Istri Ps. Dani baru kembali dari Indonesia beberapa hari yang lalu setelah menguburkan ibunya. Dan dua minggu yang lalu dia, beserta Ps. Dani, juga baru menguburkan ibu mertuanya di sini. Saya kagum dengan dia karena diatas semua peristiwa itu dia tidak kelihatan sedih atau letih seperti orang yang baru kehilangan dua orang tua. Sebaliknya dia dengan semangat berterima kasih untuk dukungan dari jemaatnya dan memberikan kesaksian betapa ibunya tetap melayani Tuhan sampir akhir hidupnya. Dia mengutip dari 2 Timotius 4:7 dan mengatakan, seperti Paulus, ibunya “have fought the good fight… finished the race… kept the faith.”

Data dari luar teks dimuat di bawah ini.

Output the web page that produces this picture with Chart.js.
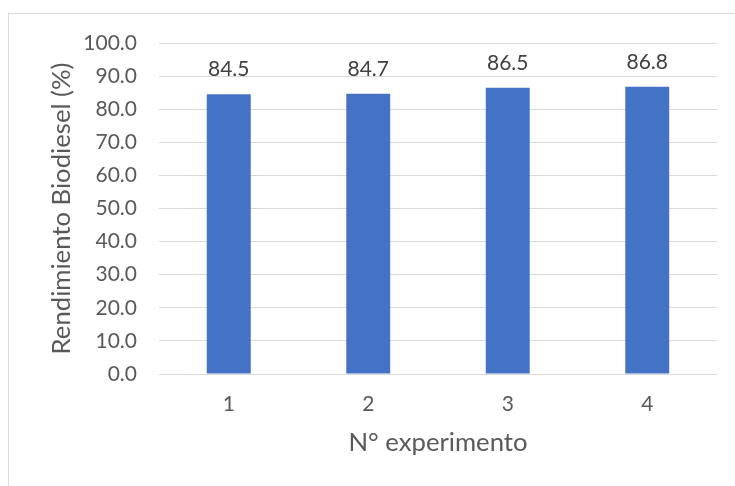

Bagian terakhir dari kesaksian dia itulah yang paling membekas dan memberi inspirasi dihati saya untuk minggu ini. Saya, dan mungkin teman-teman pembaca yang lain, pasti ingin jika kita meninggal nanti, anak kita boleh bangga dan berkata bahwa orang tua mereka sudah ,”mengakhiri pertandingan yang baik… mencapai garis akhir dan… telah memelihara iman.”

Begitulah sekilas kesan-kesan pertama saya tentang gereja di LA.